Dataset records:
* * *
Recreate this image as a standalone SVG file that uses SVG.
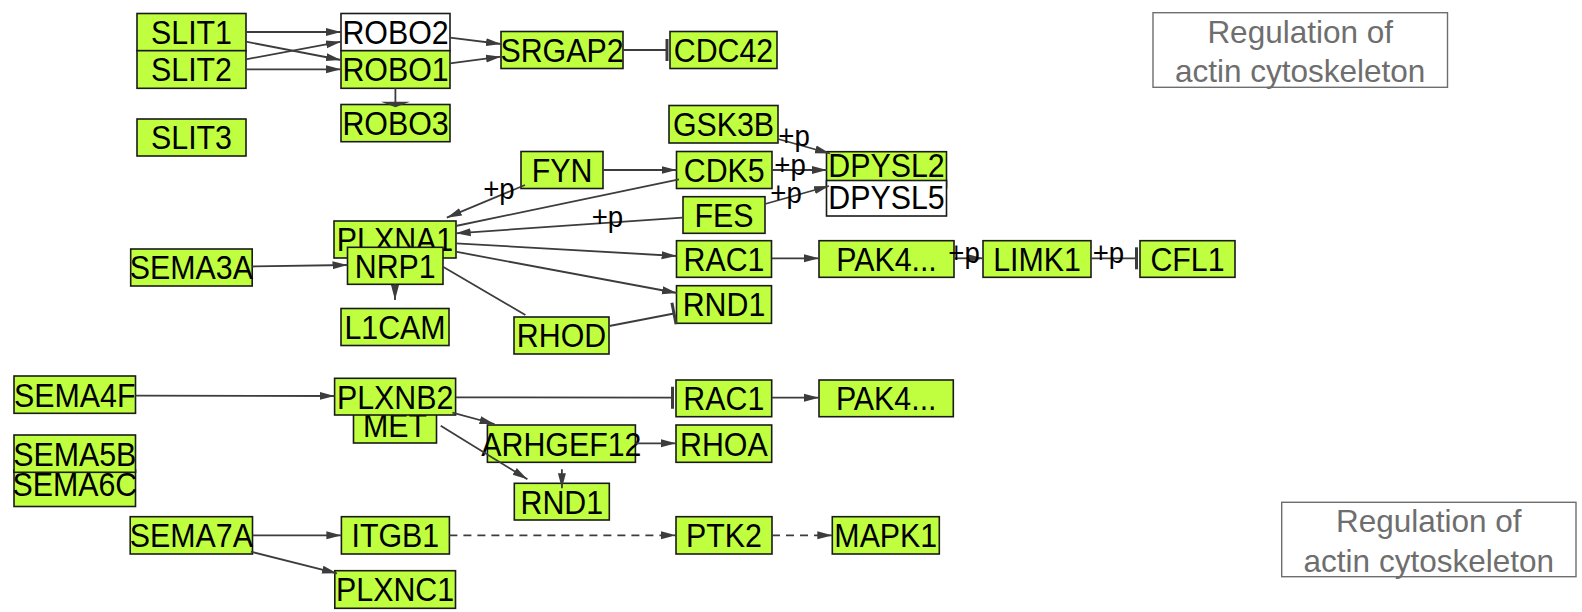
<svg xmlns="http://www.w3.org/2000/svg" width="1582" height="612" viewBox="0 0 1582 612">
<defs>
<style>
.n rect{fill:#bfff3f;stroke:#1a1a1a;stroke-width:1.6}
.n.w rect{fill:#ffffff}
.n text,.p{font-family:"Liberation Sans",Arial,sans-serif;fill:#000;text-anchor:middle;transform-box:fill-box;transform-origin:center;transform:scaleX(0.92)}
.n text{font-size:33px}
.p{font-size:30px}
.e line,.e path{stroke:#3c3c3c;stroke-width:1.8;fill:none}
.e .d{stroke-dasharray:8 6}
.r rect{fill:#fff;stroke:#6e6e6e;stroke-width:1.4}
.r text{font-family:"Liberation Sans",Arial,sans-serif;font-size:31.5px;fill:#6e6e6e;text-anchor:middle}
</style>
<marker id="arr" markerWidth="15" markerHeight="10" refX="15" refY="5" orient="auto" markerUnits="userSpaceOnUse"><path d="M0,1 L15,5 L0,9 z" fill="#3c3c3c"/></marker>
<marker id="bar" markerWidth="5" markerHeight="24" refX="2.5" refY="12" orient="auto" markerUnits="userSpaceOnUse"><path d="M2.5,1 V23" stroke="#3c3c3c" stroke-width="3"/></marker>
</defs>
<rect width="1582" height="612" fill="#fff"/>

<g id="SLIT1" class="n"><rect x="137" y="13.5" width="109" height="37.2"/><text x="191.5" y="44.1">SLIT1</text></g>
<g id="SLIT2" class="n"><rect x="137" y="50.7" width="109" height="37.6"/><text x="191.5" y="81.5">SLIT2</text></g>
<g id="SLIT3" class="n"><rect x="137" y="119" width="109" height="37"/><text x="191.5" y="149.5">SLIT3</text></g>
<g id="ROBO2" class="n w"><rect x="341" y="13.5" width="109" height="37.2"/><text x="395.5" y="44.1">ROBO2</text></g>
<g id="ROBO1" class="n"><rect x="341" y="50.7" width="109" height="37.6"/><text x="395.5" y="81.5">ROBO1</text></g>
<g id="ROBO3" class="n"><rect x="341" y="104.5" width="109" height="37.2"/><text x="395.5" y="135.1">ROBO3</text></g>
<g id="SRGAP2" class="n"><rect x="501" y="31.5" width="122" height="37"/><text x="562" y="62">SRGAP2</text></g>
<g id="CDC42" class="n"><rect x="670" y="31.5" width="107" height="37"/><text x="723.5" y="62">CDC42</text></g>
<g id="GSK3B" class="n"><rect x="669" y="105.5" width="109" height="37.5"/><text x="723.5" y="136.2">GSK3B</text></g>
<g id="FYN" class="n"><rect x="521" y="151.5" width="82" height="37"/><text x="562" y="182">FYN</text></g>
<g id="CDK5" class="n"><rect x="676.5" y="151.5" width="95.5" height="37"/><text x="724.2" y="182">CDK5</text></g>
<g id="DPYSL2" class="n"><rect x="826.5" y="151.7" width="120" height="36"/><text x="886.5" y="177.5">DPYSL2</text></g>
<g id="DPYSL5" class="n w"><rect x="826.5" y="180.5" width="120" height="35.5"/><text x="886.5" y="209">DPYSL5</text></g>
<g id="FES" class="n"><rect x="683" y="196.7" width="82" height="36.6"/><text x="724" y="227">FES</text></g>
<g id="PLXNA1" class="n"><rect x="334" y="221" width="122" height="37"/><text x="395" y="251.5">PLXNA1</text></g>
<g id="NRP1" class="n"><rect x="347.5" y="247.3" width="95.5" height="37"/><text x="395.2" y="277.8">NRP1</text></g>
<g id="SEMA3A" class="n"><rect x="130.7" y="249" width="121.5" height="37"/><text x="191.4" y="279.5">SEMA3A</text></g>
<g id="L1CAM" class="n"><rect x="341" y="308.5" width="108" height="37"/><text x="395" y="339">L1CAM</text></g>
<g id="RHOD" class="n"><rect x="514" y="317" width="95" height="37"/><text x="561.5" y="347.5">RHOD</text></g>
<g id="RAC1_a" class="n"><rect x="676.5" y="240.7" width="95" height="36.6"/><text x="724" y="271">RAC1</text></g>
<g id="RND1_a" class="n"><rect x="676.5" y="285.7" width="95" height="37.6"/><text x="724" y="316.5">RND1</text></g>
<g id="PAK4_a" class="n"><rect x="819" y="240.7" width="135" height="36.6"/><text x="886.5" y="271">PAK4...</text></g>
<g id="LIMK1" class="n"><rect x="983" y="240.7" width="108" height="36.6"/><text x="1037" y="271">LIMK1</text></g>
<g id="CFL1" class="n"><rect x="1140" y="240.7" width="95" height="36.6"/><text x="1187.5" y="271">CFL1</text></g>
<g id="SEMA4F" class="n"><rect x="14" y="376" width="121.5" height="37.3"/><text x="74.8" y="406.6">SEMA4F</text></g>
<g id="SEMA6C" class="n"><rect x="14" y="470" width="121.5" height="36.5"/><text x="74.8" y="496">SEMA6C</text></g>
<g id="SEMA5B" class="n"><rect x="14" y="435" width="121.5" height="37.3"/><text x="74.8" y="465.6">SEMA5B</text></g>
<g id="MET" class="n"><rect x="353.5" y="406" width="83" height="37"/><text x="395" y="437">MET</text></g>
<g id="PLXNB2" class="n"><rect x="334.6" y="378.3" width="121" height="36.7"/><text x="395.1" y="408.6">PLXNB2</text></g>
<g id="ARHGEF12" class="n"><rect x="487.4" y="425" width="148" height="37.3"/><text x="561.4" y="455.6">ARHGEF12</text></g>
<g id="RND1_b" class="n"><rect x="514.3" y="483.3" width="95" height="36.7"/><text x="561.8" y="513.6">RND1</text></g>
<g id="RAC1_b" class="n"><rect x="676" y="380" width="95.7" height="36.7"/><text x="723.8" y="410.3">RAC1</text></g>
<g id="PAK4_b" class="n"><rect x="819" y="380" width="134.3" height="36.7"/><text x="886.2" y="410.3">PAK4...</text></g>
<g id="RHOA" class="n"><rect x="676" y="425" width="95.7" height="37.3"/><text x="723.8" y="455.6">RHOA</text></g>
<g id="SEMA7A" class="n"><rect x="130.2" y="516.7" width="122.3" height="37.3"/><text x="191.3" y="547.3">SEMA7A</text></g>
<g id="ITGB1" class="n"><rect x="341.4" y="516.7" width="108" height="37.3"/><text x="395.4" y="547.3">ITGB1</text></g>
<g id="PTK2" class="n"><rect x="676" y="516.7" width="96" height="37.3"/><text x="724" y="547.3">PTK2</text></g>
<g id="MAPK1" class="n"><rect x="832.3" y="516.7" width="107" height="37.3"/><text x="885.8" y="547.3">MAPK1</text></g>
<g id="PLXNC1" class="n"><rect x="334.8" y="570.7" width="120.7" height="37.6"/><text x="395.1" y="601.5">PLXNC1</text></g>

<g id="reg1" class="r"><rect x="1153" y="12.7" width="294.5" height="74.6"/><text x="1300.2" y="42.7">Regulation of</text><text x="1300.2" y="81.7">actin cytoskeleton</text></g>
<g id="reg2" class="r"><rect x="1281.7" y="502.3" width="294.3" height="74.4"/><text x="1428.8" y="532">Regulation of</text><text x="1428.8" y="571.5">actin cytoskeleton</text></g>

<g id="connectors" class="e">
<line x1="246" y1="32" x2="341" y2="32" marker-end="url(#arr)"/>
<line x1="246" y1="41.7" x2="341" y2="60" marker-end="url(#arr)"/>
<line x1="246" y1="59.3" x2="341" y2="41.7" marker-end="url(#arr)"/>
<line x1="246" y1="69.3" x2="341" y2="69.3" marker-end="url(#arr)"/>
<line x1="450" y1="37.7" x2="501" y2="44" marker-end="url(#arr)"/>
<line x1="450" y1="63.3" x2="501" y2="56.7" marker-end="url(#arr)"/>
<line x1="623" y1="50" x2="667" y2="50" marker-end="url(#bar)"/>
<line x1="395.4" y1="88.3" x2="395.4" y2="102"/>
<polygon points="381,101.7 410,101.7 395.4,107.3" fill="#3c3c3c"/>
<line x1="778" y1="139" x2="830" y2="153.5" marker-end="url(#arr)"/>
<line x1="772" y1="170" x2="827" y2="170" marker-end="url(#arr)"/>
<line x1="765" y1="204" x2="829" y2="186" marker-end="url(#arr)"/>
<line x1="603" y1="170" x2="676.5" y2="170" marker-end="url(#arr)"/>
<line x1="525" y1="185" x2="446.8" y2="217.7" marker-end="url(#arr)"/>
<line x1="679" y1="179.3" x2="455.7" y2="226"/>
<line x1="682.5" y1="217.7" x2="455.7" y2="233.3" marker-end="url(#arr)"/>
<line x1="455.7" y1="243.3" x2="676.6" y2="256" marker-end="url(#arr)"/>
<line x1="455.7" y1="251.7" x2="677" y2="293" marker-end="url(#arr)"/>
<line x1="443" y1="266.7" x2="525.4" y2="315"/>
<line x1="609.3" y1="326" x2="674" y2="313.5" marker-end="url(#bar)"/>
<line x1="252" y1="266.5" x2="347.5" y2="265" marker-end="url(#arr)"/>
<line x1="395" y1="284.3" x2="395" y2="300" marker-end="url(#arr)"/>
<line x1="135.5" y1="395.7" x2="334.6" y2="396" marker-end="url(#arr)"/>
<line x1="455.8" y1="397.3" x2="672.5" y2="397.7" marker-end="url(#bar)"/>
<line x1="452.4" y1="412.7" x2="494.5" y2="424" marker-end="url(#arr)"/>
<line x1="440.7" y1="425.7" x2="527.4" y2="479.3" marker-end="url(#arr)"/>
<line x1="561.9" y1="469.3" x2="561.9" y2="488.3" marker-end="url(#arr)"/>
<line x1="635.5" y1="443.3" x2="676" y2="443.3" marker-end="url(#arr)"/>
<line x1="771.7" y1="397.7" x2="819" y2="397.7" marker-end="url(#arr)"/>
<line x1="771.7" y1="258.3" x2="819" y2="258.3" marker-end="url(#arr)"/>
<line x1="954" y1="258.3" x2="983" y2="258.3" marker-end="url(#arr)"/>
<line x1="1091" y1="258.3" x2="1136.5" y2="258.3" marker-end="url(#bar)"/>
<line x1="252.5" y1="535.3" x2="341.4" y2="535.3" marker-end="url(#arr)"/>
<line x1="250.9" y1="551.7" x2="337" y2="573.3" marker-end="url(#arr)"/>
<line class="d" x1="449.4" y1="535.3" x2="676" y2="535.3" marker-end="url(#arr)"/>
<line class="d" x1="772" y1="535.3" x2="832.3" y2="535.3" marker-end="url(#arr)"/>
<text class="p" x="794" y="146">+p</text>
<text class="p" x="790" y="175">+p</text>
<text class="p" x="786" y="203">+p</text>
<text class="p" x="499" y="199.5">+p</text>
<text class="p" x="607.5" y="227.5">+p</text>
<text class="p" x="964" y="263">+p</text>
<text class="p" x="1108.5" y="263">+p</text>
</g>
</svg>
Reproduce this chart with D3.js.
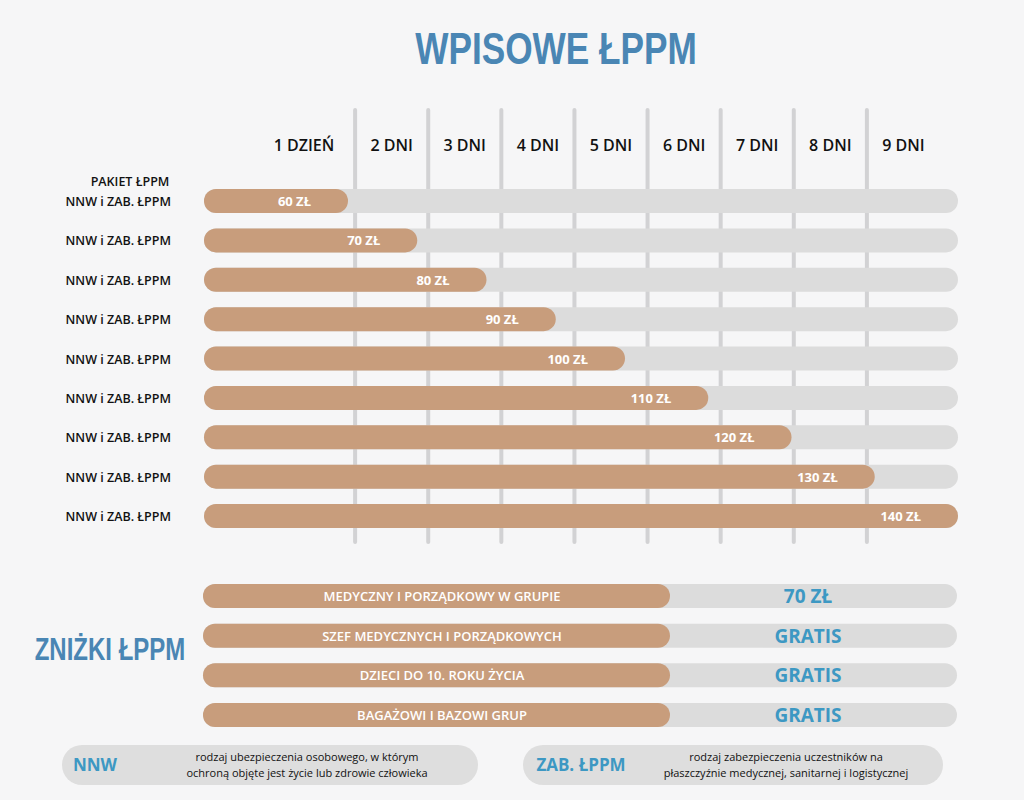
* * *
Given task: Using the entries above, find all lines with "this". Copy them.

Task result:
Recreate this image as a standalone SVG file that uses SVG.
Reproduce this chart with D3.js.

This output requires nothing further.